Research on interbank networks and systemic importance is recognising that the web of exposures linking banks’ balance sheets is more complex than the single-layer-of-exposure approach suggests. Authors characterise the main features of the multiplex structure of the network of large European banks.
The recent ﬁnancial crisis brought to the fore the relevance of interconnectedness in general, and in particular in interbank markets. Of critical importance in this context is the identiﬁcation of the key players in the ﬁnancial network. While early contributions on the topic have focused on aggregated exposures, it is now increasingly recognised that the web of reciprocal exposures linking bank balance sheets is more intricate and complex. Interbank networks are better characterised as multiplex networks, featuring connections at multiple levels.
In the present paper, authors analyse the multiplex structure of the network of large European banks, making use of a detailed dataset presenting exposures partitioned according to maturity and instrument type.
They ﬁnd a high level of similarity between the diﬀerent layers (both by instrument and maturity), a core periphery structure which comprises a large core (relative to studies using country-speciﬁc datasets), and positively correlated multiplexity. The results suggest that an institution’s role in the channel of transmission is critical in determining the global importance of such institution, and that the notion of importance may not be related to its traditionally studied core-periphery role. Nevertheless, key forms of non-decomposable (across layers) centrality measures are resilient across layers, indicating that centrality at the layer-level can be robust to the absence of granular data availability.
Authors develop two measures of systemic importance suited to the case in which banks are connected through an arbitrary number of diﬀerent layers. This allows them to compute systemic importance indicators and decompose them into the contributions of the diﬀerent layers, providing a holistic analysis that truly incorporates the multiplex structure of the network (instead of doing separate analyses for the diﬀerent layers and the aggregate network) and is built directly from a consistent accounting representation of the system. Previous literature has justiﬁed the need to use granular data by noting that banks can rank diﬀerently in diﬀerent layers in terms of systemic importance and thereby the focus on a single layer can be misleading.

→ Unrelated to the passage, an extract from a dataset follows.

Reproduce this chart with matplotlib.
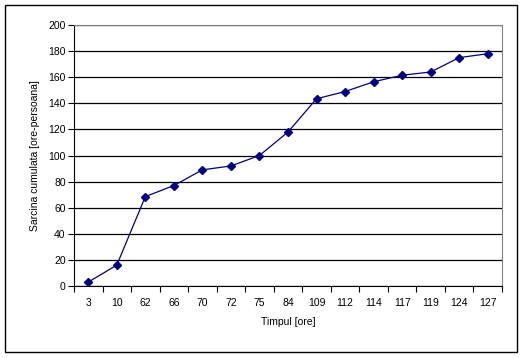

They conﬁrm that, even when centrality is persistent across layers, there is still important information to be obtained from granular data, in particular if one is able to decompose global systemic importance into layer-speciﬁc contributions. Nevertheless, they also show that when such granular data is not available, simple measures can be a good second best. Authors illustrate their measures with the dataset on exposures between large European banks, delving deeply into issues of interconnectedness across the various layers of an integrated accounting framework. The results suggest that their proposed measures can be useful tools for practical policy analysis.